D’oh! I actually debated with myself about which I should put, and obviously came down on the wrong side of the gender fence. I guess that means I should go to sensitivity training, to get my latent homophobia out of my system.
I bet you’re a dwarf.
I think I see a loose thread in the fabric of space time. Let me go over here and pull on it…
Such is the price of “genius.”
Just to update my post from a previous thread, Lissener’s current Pittings Per Year rating is:
Lissener: 13/9 = 1.444 PPY
Up 0.3 from last year. Sell high! Sell high!
A long time ago, someone wisely said something along the lines of “just imagine Lissener speaking as the Comic Book Guy” and since then, his posts simply don’t bother me.
Oh god, I missed that thread. Well, I think I’ll trust Neil Gaiman’s taste in friends rather than lissener’s evaluation of art.
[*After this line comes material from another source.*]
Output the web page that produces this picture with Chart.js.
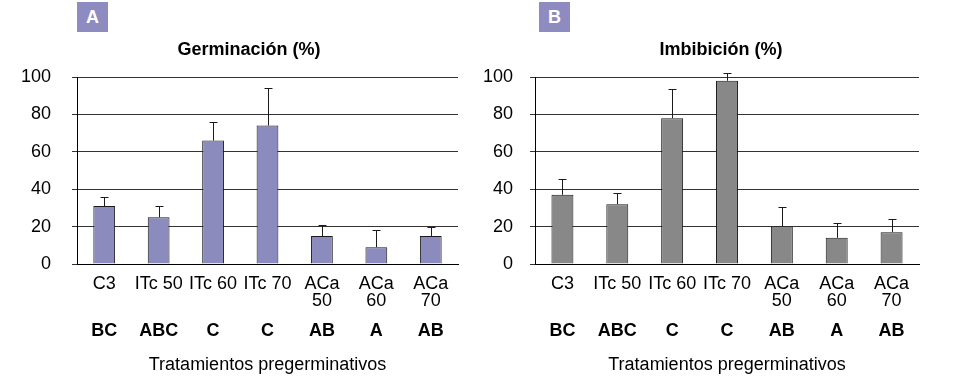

Unless he has a “friend” who slept with Tori, which would totally make me change my mind:rolleyes:
Worst
Analogy
Evar.
Not 
He’s right about Tori Amos, though.
Credit where it’s due.
giggling
Really? I can’t stand Tori, but I don’t think I would call her a sellout. She seems one of the more sincere artists from what I’ve heard. Assuming of course, we are talking about a sellout in the strict “I deliberately changed/picked my style based on market research as opposed to staying true to myself and my craft” sense. Now Erykah Badu - THERE’S a sellout in my book. Her stage name alone pisses me off.
Well, Amos did start out in Y Kant Tori Read…
I was under the impression that she changed her name as a personal preference, not just for professional reasons. But even so, how is it different from any other person who has adopted a false name for a public persona – Jennifer Aniston, Bob Dylan, George Michael, Anne Bancroft, Frankie Avalon, Fred Astaire, Tony Curtis, Kirk Douglas, Jack Palance. They changed their names at least partly so that people would think of them as regular old Anglo-Saxons (or at least not think that they weren’t). Assuming the worst about Badu’s name change, it’s the same thing only in reverse.
It isn’t that she chose a stage name, its what she chose. It really feels to me like she sat there thinking “Hmm, Erica will never sell, but if I change the spelling and add a surname to some vaguely african looking thing, wear some weird shit on my head, THEN I’ll have street cred!” I can handle changing your name for aesthetic reasons - Jennifer Aniston just SOUNDS better than Yannis Anastassakis - but it bugs me when its done for marketing reasons. Yes I understand that there is overlap between the two. I can’t totally articulate why hers bugs me so much, it just seems so nakedly phony.
Jennifer Aniston sounds aesthetically better to the general public exactly because it’s a nakedly phony non-ethnic name (foreign-sounding names generally are less aesthetic to the hearer). This “aesthetic” is 100 percent marketing. All of these people changed their names because they thought a foreign/ethnic/Jewish sounding name wouldn’t sell as well as a Waspy name. Erykah Badu is a nakedly phony ethnic name. Same diff.
I disagree - I think Jennifer Aniston flows better, regardless of language. There are plenty of foreign names that sound just fine and shouldn’t change - Goran Bregovic, Utada Hikaru, etc. - but in some cases I think it makes sense to change. For example, how many people can spell Aniston’s real name without looking it up? Anyways, I did concede that there is some overlap and your point is valid, but I still say badu is pandering of the worst kind.